Aqel è convinto che a sostenere i suoi nemici sia l’Occidente: «Altrimenti come farebbero ad avere tutti quei soldi? I cadaveri hanno le tasche piene di dollari e le scarpe nuove». Gli faccio notare che i signori su in collina hanno tagliato la testa ad alcuni miei colleghi. Scuote il capo: «Non li combattete. E così facendo, li sostenete. Basta vedere quello che è successo alle chiese in Siria».
Cerco riparo all’ombra di una croce; lo trovo tra le delicate icone bizantine della Chiesa Greco Cattolica di San Elian. Mi hanno detto, i combattenti, che i cinque sacerdoti del villaggio pregano per loro. «Ma certamente», conferma Ibrahim Nehmo, il parroco.
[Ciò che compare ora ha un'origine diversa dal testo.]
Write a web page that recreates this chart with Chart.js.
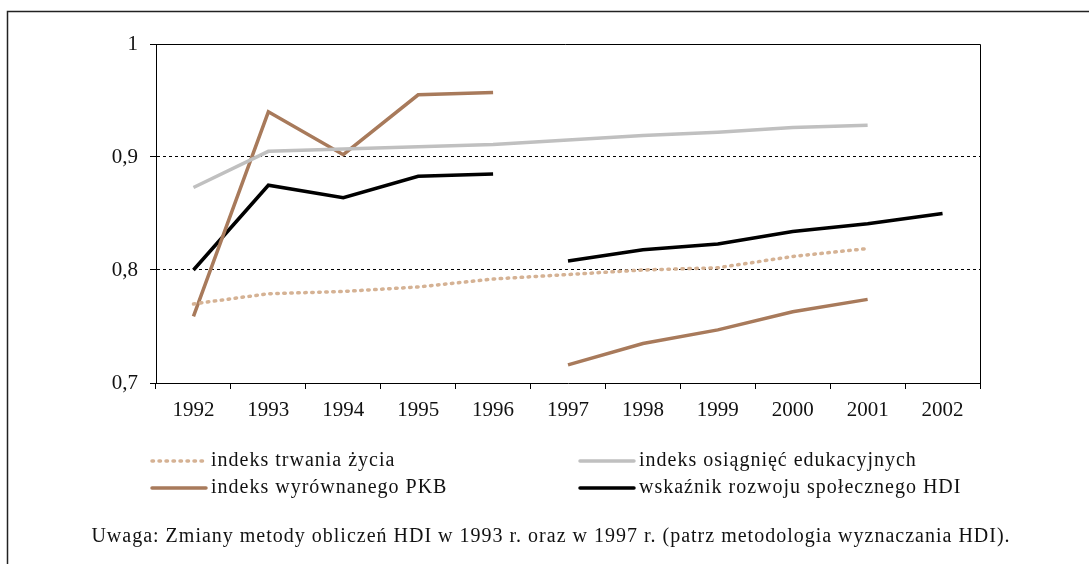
<!DOCTYPE html>
<html>
<head>
<meta charset="utf-8">
<script src="https://cdn.jsdelivr.net/npm/chart.js@4/dist/chart.umd.min.js"></script>
<style>
  html, body { margin: 0; padding: 0; background: #fff; }
  #wrap { position: relative; width: 1089px; height: 564px; }
</style>
</head>
<body>
<div id="wrap"><canvas id="chart-hdi" width="1089" height="564"></canvas></div>
<script>
var years = ['1992', '1993', '1994', '1995', '1996', '1997', '1998', '1999', '2000', '2001', '2002'];
var zycie = [0.770, 0.779, 0.781, 0.785, 0.792, 0.796, 0.800, 0.802, 0.812, 0.819, null];
var edukacja = [0.873, 0.905, 0.907, 0.909, 0.911, 0.915, 0.919, 0.922, 0.926, 0.928, null];
var pkb = [0.759, 0.940, 0.902, 0.955, 0.957, 0.716, 0.735, 0.747, 0.763, 0.774, null];
var hdi = [0.800, 0.875, 0.864, 0.883, 0.885, 0.808, 0.818, 0.823, 0.834, 0.841, 0.850];
var seriesNames = ['indeks trwania życia', 'indeks osiągnięć edukacyjnych',
                   'indeks wyrównanego PKB', 'wskaźnik rozwoju społecznego HDI'];
var note = 'Uwaga: Zmiany metody obliczeń HDI w 1993 r. oraz w 1997 r. (patrz metodologia wyznaczania HDI).';

var serif = "'Liberation Serif', serif";

// przerwa w serii między 1996 a 1997 (zmiana metodologii)
function przerwa(ctx) {
    return ctx.p0DataIndex === 4 ? 'rgba(0,0,0,0)' : undefined;
}

var ramka = {
    id: 'ramka',
    beforeDraw: function (chart) {
        var c = chart.ctx;
        c.save();
        c.strokeStyle = '#222';
        c.lineWidth = 1.5;
        c.beginPath();
        c.moveTo(7.5, 600);
        c.lineTo(7.5, 11.5);
        c.lineTo(1100, 11.5);
        c.stroke();
        c.restore();
    },
    afterDatasetsDraw: function (chart) {
        var a = chart.chartArea, c = chart.ctx;
        c.save();
        c.strokeStyle = '#000';
        c.lineWidth = 1;
        c.beginPath();
        c.moveTo(a.left - 6, Math.round(a.top) + 0.5);
        c.lineTo(Math.round(a.right) + 0.5, Math.round(a.top) + 0.5);
        c.lineTo(Math.round(a.right) + 0.5, a.bottom);
        c.stroke();
        c.restore();
    },
    afterDraw: function (chart) {
        var c = chart.ctx;
        var pos = [[150, 461], [578, 461], [150, 488], [578, 488]];
        c.save();
        c.font = '20px ' + serif;
        c.letterSpacing = '1px';
        c.textBaseline = 'middle';
        chart.data.datasets.forEach(function (ds, i) {
            var x = pos[i][0], y = pos[i][1];
            c.strokeStyle = ds.borderColor;
            c.lineWidth = ds.borderWidth;
            c.lineCap = 'round';
            c.setLineDash(ds.borderDash || []);
            c.beginPath();
            c.moveTo(x + 2, y);
            c.lineTo(x + 56, y);
            c.stroke();
            c.setLineDash([]);
            c.fillStyle = '#111';
            c.textAlign = 'left';
            c.fillText(ds.label, x + 61, y);
        });
        c.textAlign = 'center';
        c.fillText(note, 551, 537);
        c.restore();
    }
};

var ctx = document.getElementById('chart-hdi').getContext('2d');
var chart = new Chart(ctx, {
    type: 'line',
    data: {
        labels: years,
        datasets: [{
            label: seriesNames[0],
            data: zycie,
            borderColor: '#d5b294',
            borderWidth: 3.5,
            borderDash: [1.5, 5.5],
            borderCapStyle: 'round',
            pointRadius: 0,
            tension: 0
        }, {
            label: seriesNames[1],
            data: edukacja,
            borderColor: '#c0c0c0',
            borderWidth: 3.5,
            pointRadius: 0,
            tension: 0
        }, {
            label: seriesNames[2],
            data: pkb,
            borderColor: '#a87a5b',
            borderWidth: 3.5,
            pointRadius: 0,
            tension: 0,
            segment: { borderColor: przerwa }
        }, {
            label: seriesNames[3],
            data: hdi,
            borderColor: '#000000',
            borderWidth: 3.5,
            pointRadius: 0,
            tension: 0,
            segment: { borderColor: przerwa }
        }]
    },
    plugins: [ramka],
    options: {
        responsive: false,
        animation: false,
        layout: { padding: { top: 44, left: 0, right: 109, bottom: 141 } },
        plugins: {
            legend: { display: false },
            tooltip: { enabled: false }
        },
        scales: {
            x: {
                offset: true,
                afterFit: function (s) { s.height = 40; },
                grid: {
                    offset: true,
                    drawOnChartArea: false,
                    drawTicks: true,
                    tickLength: 6,
                    tickColor: '#000'
                },
                border: { display: true, color: '#000', width: 1 },
                ticks: {
                    color: '#111',
                    padding: 9,
                    maxRotation: 0,
                    autoSkip: false,
                    font: { family: serif, size: 21 }
                }
            },
            y: {
                min: 0.7,
                max: 1,
                afterFit: function (s) { s.width = 156; },
                grid: {
                    color: function (c) {
                        return (c.tick.value > 0.75 && c.tick.value < 0.95) ? '#000' : 'rgba(0,0,0,0)';
                    },
                    lineWidth: 1,
                    tickLength: 6,
                    tickColor: '#000',
                    tickBorderDash: [0, 0]
                },
                border: { display: true, color: '#000', width: 1, dash: [3, 3] },
                ticks: {
                    stepSize: 0.1,
                    color: '#111',
                    padding: 12,
                    font: { family: serif, size: 21 },
                    callback: function (v) {
                        return v === 1 ? '1' : v.toFixed(1).replace('.', ',');
                    }
                }
            }
        }
    }
});
</script>
</body>
</html>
«Cosa altro possiamo fare? Dove possiamo andare? In Europa? Dove? La gente difende la propria terra». Padre Nehmo è originario di Aleppo, francofono come spesso il clero nel Levante. Padre Nehmo è apocalittico e gioviale, dice cose terribili con il sorriso sulle labbra. «Subiamo una guerra per procura: tra la Russia, l’Iran e la Siria da una parte e l’America, l’Arabia Saudita e i paesi del Golfo dall’altra». «C’è chi pensa che sia una guerra di religione», dico. «Sciocchezze. È una guerra per il potere. Il problema in Europa è che non conoscete l’Islam. Lo conoscete attraverso libri come Le mille e una notte. Dall’inizio ho detto che la guerra in Siria avrebbe distrutto il Levante. Ma gli europei cominciano ora a capire che la guerra distruggerà anche Roma». Prego? «Non lasciamo le nostre case in Oriente perché ormai il pericolo è ovunque. Entro il 2025 avrete in Europa 55 milioni di musulmani. Tra questi basta che 5 mila siano dell’Isis e bye bye Europa. Verrete qui, profughi, a comprare la nostra terra. Sarete i benvenuti».
Lo guardo interdetta, non sapendo bene cosa dire. Mi viene in mente una enorme statua che ho visto davanti a un’altra chiesa. Era bianca e minacciosa; era la scultura di un santo che brandiva ieratico una sciabola. «Anche i santi qui fanno la guerra», era stato il commento di Rifaat Nasrallah.